Objective >> Set the listing down again in full, word for word, with the pictures left out.

Given data >>

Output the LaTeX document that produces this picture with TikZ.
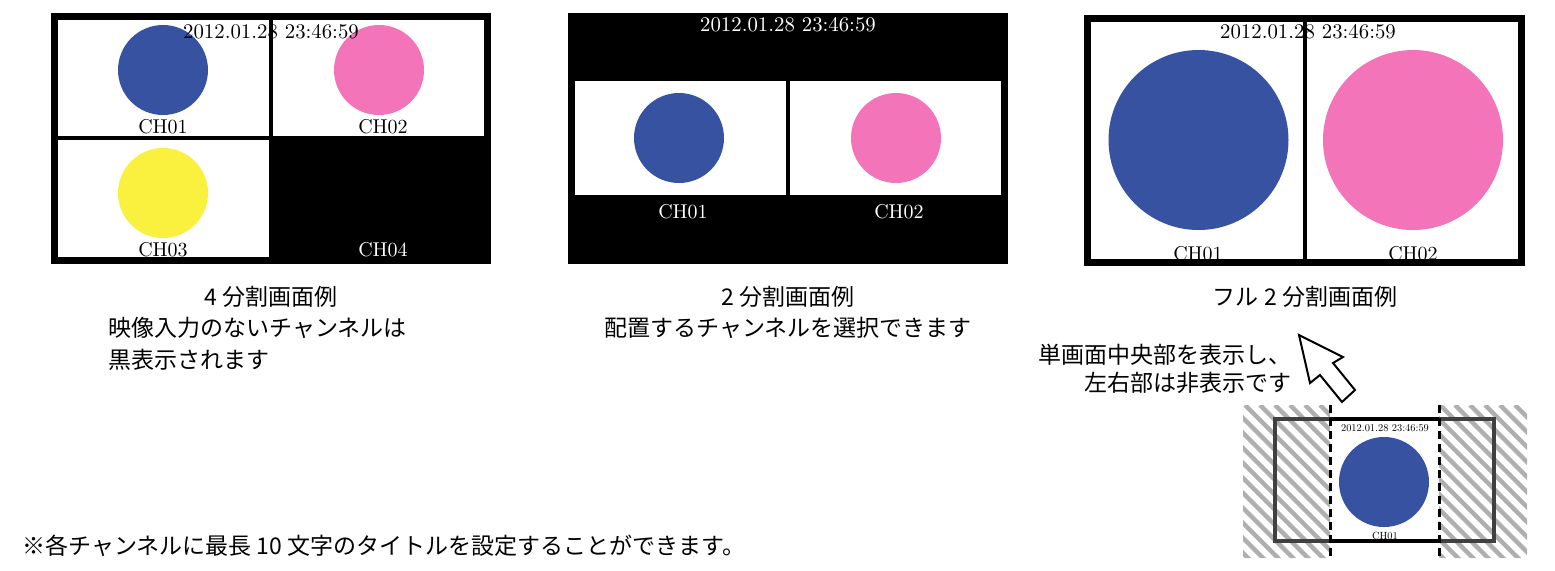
\documentclass[tikz,border=0pt]{standalone}
\usepackage{fontspec}
\newfontfamily\jp{Noto Sans CJK JP}
\usetikzlibrary{positioning}
\definecolor{chblue}{RGB}{56,82,162}
\definecolor{chpink}{RGB}{243,116,185}
\definecolor{chyellow}{RGB}{250,240,62}
\definecolor{hatchgray}{RGB}{175,175,175}
\definecolor{framegray}{RGB}{64,64,64}
\newcommand{\halfsize}[1]{\scalebox{0.5}{\fontsize{10.4}{12}\selectfont #1}}
\begin{document}
\begin{tikzpicture}[x=0.5pt,y=-0.5pt,
    stamp/.style={font=\fontsize{10.4}{12}\selectfont,inner sep=0pt},
    chlabel/.style={font=\fontsize{10}{12}\selectfont,inner sep=0pt},
    tiny/.style={inner sep=0pt},
    caption/.style={font=\jp\fontsize{11.5}{16}\selectfont,inner sep=0pt},
    frame/.style={draw=black,line width=3.5pt},
    divider/.style={draw=black,line width=2pt},
    hatch/.style={draw=hatchgray,line width=2.2pt},
    cut/.style={draw=black,line width=1.5pt,dash pattern=on 4pt off 2.5pt}]
\useasboundingbox (0,0) rectangle (1555,570);

% 4 split
\fill[white] (51,13) rectangle (491,264);
\fill[black] (273,138) rectangle (491,264);
\fill[chblue] (163,70) circle (45);
\fill[chpink] (379,70) circle (45);
\fill[chyellow] (163,193) circle (45);
\node[stamp] (ts_a) at (271,32) {2012.01.28 23:46:59};
\node[chlabel] (a_1) at (163,127) {CH01};
\node[chlabel] (a_2) at (383,127) {CH02};
\node[chlabel] (a_3) at (163,250) {CH03};
\node[chlabel,text=white] (a_4) at (383,250) {CH04};
\draw[divider] (271,16) -- (271,262);
\draw[divider] (56,138) -- (486,138);
\draw[frame] (54.5,16.5) rectangle (487.5,260.5);

% 2 split
\fill[black] (568,13) rectangle (1008,264);
\fill[white] (575,81) rectangle (786,195);
\fill[white] (790,81) rectangle (1001,195);
\fill[chblue] (679,138) circle (45);
\fill[chpink] (896,138) circle (45);
\node[stamp,text=white] (ts_b) at (788,25) {2012.01.28 23:46:59};
\node[chlabel,text=white] (b_1) at (683,212) {CH01};
\node[chlabel,text=white] (b_2) at (899,212) {CH02};

% full 2 split
\fill[white] (1084,15) rectangle (1525,266);
\fill[chblue] (1198.5,140) circle (90);
\fill[chpink] (1413,140) circle (90);
\node[stamp] (ts_c) at (1308,32) {2012.01.28 23:46:59};
\node[chlabel] (c_1) at (1198,254) {CH01};
\node[chlabel] (c_2) at (1413,254) {CH02};
\draw[divider] (1305,18) -- (1305,262);
\draw[frame] (1087.5,18.5) rectangle (1521.5,262.5);

% captions
\node[caption] (cap_a) at (271,297) {4 分割画面例};
\node[caption,anchor=west,align=left] (note_a) at (108,344) {映像入力のないチャンネルは\\黒表示されます};
\node[caption] (cap_b) at (788,297) {2 分割画面例};
\node[caption] (note_b) at (788,328) {配置するチャンネルを選択できます};
\node[caption] (cap_c) at (1305,297) {フル 2 分割画面例};
\node[caption,anchor=east,align=right,font=\jp\fontsize{11.5}{14}\selectfont] (note_c) at (1292,369) {単画面中央部を表示し、\\左右部は非表示です};

% pointer
\draw[fill=white,line width=1pt,line join=miter] (1299,335) -- (1343,357) -- (1333,363) -- (1355,390)
    -- (1342,402) -- (1320,375) -- (1310,383) -- cycle;

% single screen crop
\begin{scope}
  \clip (1243,405) rectangle (1330,558) (1439,405) rectangle (1527,558);
  \foreach \s in {1080,1095,...,1530}
    \draw[hatch] (\s,405) -- ++(160,160);
\end{scope}
\draw[framegray,line width=2pt] (1275,419) rectangle (1494,541);
\draw[black,line width=2pt] (1330,419) -- (1439,419) (1330,541) -- (1439,541);
\fill[chblue] (1384,482) circle (45);
\node[tiny] (ts_d) at (1385,428) {\halfsize{2012.01.28 23:46:59}};
\node[tiny] (d_1) at (1385,536) {\halfsize{CH01}};
\draw[cut] (1330,405) -- (1330,558);
\draw[cut] (1439,405) -- (1439,558);

\node[caption,anchor=west] (foot) at (22,546) {※各チャンネルに最長 10 文字のタイトルを設定することができます。};
\end{tikzpicture}
\end{document}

Correct answer >>
Output the LaTeX document that produces this picture with TikZ.
\documentclass[tikz,border=0pt]{standalone}
\usepackage{fontspec}
\newfontfamily\jp{Noto Sans CJK JP}
\usetikzlibrary{positioning}
\definecolor{chblue}{RGB}{56,82,162}
\definecolor{chpink}{RGB}{243,116,185}
\definecolor{chyellow}{RGB}{250,240,62}
\definecolor{hatchgray}{RGB}{175,175,175}
\definecolor{framegray}{RGB}{64,64,64}
\newcommand{\halfsize}[1]{\scalebox{0.5}{\fontsize{10.4}{12}\selectfont #1}}
\begin{document}
\begin{tikzpicture}[x=0.5pt,y=-0.5pt,
    stamp/.style={font=\fontsize{10.4}{12}\selectfont,inner sep=0pt},
    chlabel/.style={font=\fontsize{10}{12}\selectfont,inner sep=0pt},
    tiny/.style={inner sep=0pt},
    caption/.style={font=\jp\fontsize{11.5}{16}\selectfont,inner sep=0pt},
    frame/.style={draw=black,line width=3.5pt},
    divider/.style={draw=black,line width=2pt},
    hatch/.style={draw=hatchgray,line width=2.2pt},
    cut/.style={draw=black,line width=1.5pt,dash pattern=on 4pt off 2.5pt}]
\useasboundingbox (0,0) rectangle (1555,570);

% 4 split
\fill[white] (51,13) rectangle (491,264);
\fill[black] (273,138) rectangle (491,264);
\fill[chblue] (163,70) circle (45);
\fill[chpink] (379,70) circle (45);
\fill[chyellow] (163,193) circle (45);
\node[stamp] (ts_a) at (271,32) {2012.01.28 23:46:59};
\node[chlabel] (a_1) at (163,127) {CH01};
\node[chlabel] (a_2) at (383,127) {CH02};
\node[chlabel] (a_3) at (163,250) {CH03};
\node[chlabel,text=white] (a_4) at (383,250) {CH04};
\draw[divider] (271,16) -- (271,262);
\draw[divider] (56,138) -- (486,138);
\draw[frame] (54.5,16.5) rectangle (487.5,260.5);

% 2 split
\fill[black] (568,13) rectangle (1008,264);
\fill[white] (575,81) rectangle (786,195);
\fill[white] (790,81) rectangle (1001,195);
\fill[chblue] (679,138) circle (45);
\fill[chpink] (896,138) circle (45);
\node[stamp,text=white] (ts_b) at (788,25) {2012.01.28 23:46:59};
\node[chlabel,text=white] (b_1) at (683,212) {CH01};
\node[chlabel,text=white] (b_2) at (899,212) {CH02};

% full 2 split
\fill[white] (1084,15) rectangle (1525,266);
\fill[chblue] (1198.5,140) circle (90);
\fill[chpink] (1413,140) circle (90);
\node[stamp] (ts_c) at (1308,32) {2012.01.28 23:46:59};
\node[chlabel] (c_1) at (1198,254) {CH01};
\node[chlabel] (c_2) at (1413,254) {CH02};
\draw[divider] (1305,18) -- (1305,262);
\draw[frame] (1087.5,18.5) rectangle (1521.5,262.5);

% captions
\node[caption] (cap_a) at (271,297) {4 分割画面例};
\node[caption,anchor=west,align=left] (note_a) at (108,344) {映像入力のないチャンネルは\\黒表示されます};
\node[caption] (cap_b) at (788,297) {2 分割画面例};
\node[caption] (note_b) at (788,328) {配置するチャンネルを選択できます};
\node[caption] (cap_c) at (1305,297) {フル 2 分割画面例};
\node[caption,anchor=east,align=right,font=\jp\fontsize{11.5}{14}\selectfont] (note_c) at (1292,369) {単画面中央部を表示し、\\左右部は非表示です};

% pointer
\draw[fill=white,line width=1pt,line join=miter] (1299,335) -- (1343,357) -- (1333,363) -- (1355,390)
    -- (1342,402) -- (1320,375) -- (1310,383) -- cycle;

% single screen crop
\begin{scope}
  \clip (1243,405) rectangle (1330,558) (1439,405) rectangle (1527,558);
  \foreach \s in {1080,1095,...,1530}
    \draw[hatch] (\s,405) -- ++(160,160);
\end{scope}
\draw[framegray,line width=2pt] (1275,419) rectangle (1494,541);
\draw[black,line width=2pt] (1330,419) -- (1439,419) (1330,541) -- (1439,541);
\fill[chblue] (1384,482) circle (45);
\node[tiny] (ts_d) at (1385,428) {\halfsize{2012.01.28 23:46:59}};
\node[tiny] (d_1) at (1385,536) {\halfsize{CH01}};
\draw[cut] (1330,405) -- (1330,558);
\draw[cut] (1439,405) -- (1439,558);

\node[caption,anchor=west] (foot) at (22,546) {※各チャンネルに最長 10 文字のタイトルを設定することができます。};
\end{tikzpicture}
\end{document}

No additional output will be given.